All of these problems would need to be fixed for us to be able to ship No Man's Sky on Switch… But we did not address any of these critical things to start with, because the game in this initial state had one other rather large problem: it took more than 5 minutes to load! This was making any iteration on bugs untenably slow and more practically in terms of shipping - no player was ever going to wait 5 minutes for the game to load! At this stage of the project, there were two of us working on the Switch version, and with so many things to fix and such a limited amount of runs you could do each day, we dropped nearly everything else and focused on load-times : For over 2 weeks every single aspect of the game's loading profile was optimised. Some days we might get 10 seconds, sometimes 5 seconds—some days, painfully getting no speed-ups, especially as time went on when low hang fruit had been picked off .. and often becoming despondent that this was an impossible task. We persevered... and eventually got loading into the main game to under 2 minutes. This milestone was critical, and so at this point we switched (!) strategy to start to work on the other big things, but still spent perhaps a day each week on load times.. eventually reaching the shipping load-time of 60–70 seconds.
From a development perspective, solving the load time issue first allowed a huge amount of other critical bugs to get quickly fixed within the next few months, which then in turn allowed more members of our team to begin work on other game areas. I still regard those two weeks where we did that pass as the most crucial phase of the port - It was a risk to take this approach with so many unproven other things in play, but we could not have saved that 2GB, made the game 6x faster, or completed the engine without this work.
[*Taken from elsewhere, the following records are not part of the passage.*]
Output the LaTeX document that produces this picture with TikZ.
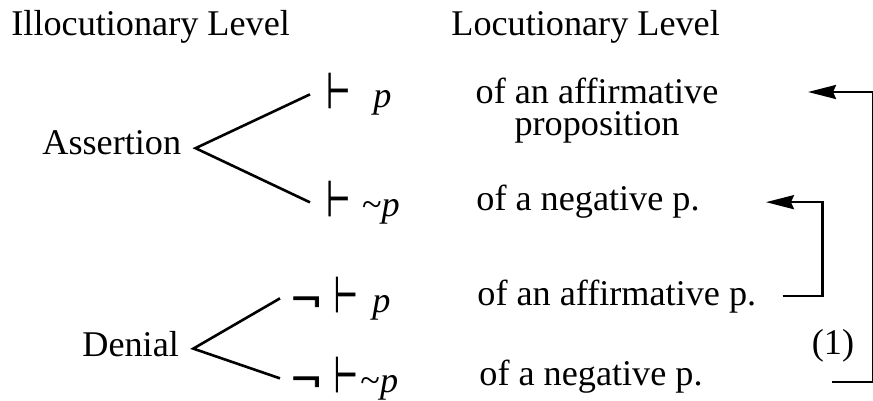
\documentclass[tikz,border=0pt]{standalone}
\usepackage{fontspec}
\setmainfont{Liberation Serif}
\newfontface\logicfont{DejaVu Sans}[FakeBold=1.5]
\usepackage{graphicx}
\usepackage{tikz}
\usetikzlibrary{arrows.meta,positioning,calc}
\newcommand{\turnst}{{\logicfont\scalebox{0.75}[1.38]{⊢}}}
\newcommand{\negsgn}{{\logicfont\scalebox{1.1}[1]{¬}}}
\tikzset{
  lvl/.style={inner sep=0pt, font=\fontsize{18.1}{16}\selectfont},
  sym/.style={inner ysep=0pt, inner xsep=#1, anchor=base west,
              font=\fontsize{18.1}{16}\selectfont},
  branch/.style={line width=1.3pt},
  back/.style={-{Stealth[length=14pt, width=7pt, inset=1.5pt]}, line width=1.3pt},
}
\begin{document}
\begin{tikzpicture}[x=0.5pt, y=-0.5pt]
    \useasboundingbox (0,0) rectangle (873,401);
    % column heads
    \node[lvl, anchor=base west] (illoc) at (11,36) {Illocutionary Level};
    \node[lvl, anchor=base west] (locut) at (451,36) {Locutionary Level};
    % illocutionary acts
    \node[lvl, anchor=base west] (assert) at (42,155) {Assertion};
    \node[lvl, anchor=base west] (denial) at (82,356) {Denial};
    \node[sym=8pt] (ap) at (310,108) {\turnst\hspace{11.6pt}\textit{p}};
    \node[sym=8pt] (anp) at (310,216) {\turnst\hspace{6pt}\textasciitilde\textit{p}};
    \node[sym=4.5pt] (dp) at (280,312) {\negsgn\hspace{5.5pt}\turnst\hspace{7.5pt}\textit{p}};
    \node[sym=4.5pt] (dnp) at (280,392) {\negsgn\hspace{5.5pt}\turnst\hspace{1.5pt}\textasciitilde\textit{p}};
    % locutionary contents
    \node[lvl, align=center, anchor=base] (aff1) at (597,135) {of an affirmative\\proposition};
    \node[lvl, anchor=base west] (neg1) at (476,211) {of a negative p.};
    \node[lvl, anchor=base west] (aff2) at (477,305) {of an affirmative p.};
    \node[lvl, anchor=base west] (neg2) at (479,385) {of a negative p.};
    \node[lvl, anchor=base] (one) at (833,354) {(1)};
    % branches
    \draw[branch] (ap.west) -- ([shift={(14,5)}]assert.east) -- (anp.west);
    \draw[branch] (dp.west) -- ([shift={(14,5)}]denial.east) -- (dnp.west);
    % transformations
    \coordinate (negout) at (832,382);
    \coordinate (affin) at (808,92);
    \draw[back] ([xshift=13pt]aff2.east) -- ++(40,0) |- ([xshift=33pt]neg1.east);
    \draw[back] (negout) -- ++(41,0) |- (affin);
\end{tikzpicture}
\end{document}
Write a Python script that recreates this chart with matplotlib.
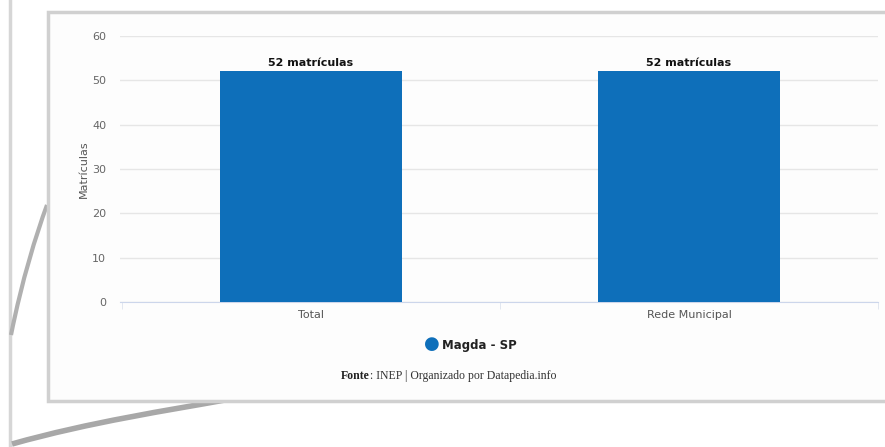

It was a real leap of faith to spend this amount of time on optimisation, when so many other unknowns might have subsequently prevented us from shipping on Switch!
Throughout my systems and engine programming career, I've often worked on improving load times, and since way back in the PS2 era, I found that a good motivation for load time optimisation is the amount of human time you are saving, When you calculate how much even a small seconds saving gets magnified when a game is played by a lot of people - the thinking goes like this:
A human life is roughly 80 years, which is around 2.5 billion seconds. Imagine that we shipped our Switch version with 30 second slower load times and each player loads or warps hundreds of times. For a given game, you can take the sales numbers, and play time and then estimate the total seconds saved - the numbers you get are surprising - into the dozens of human years of time saved or even several human life times, depending on how accurate your metrics are! For a bigger game (for example, Fortnite) if you do that same calculation, you get dozens of “lives saved” in terms of total waiting seconds, for something as simple as a programmer saving 10 seconds in the time taken to load a level.
A final note: NMS is a fair more challenging game to work on, than a traditional game in terms of load-time optimisation; the procedural generation aspect means there's not an ideal term to describe the loading process, since more than half the time 'loading' is really a calculation time - I'll try to write some detail on this in a future post!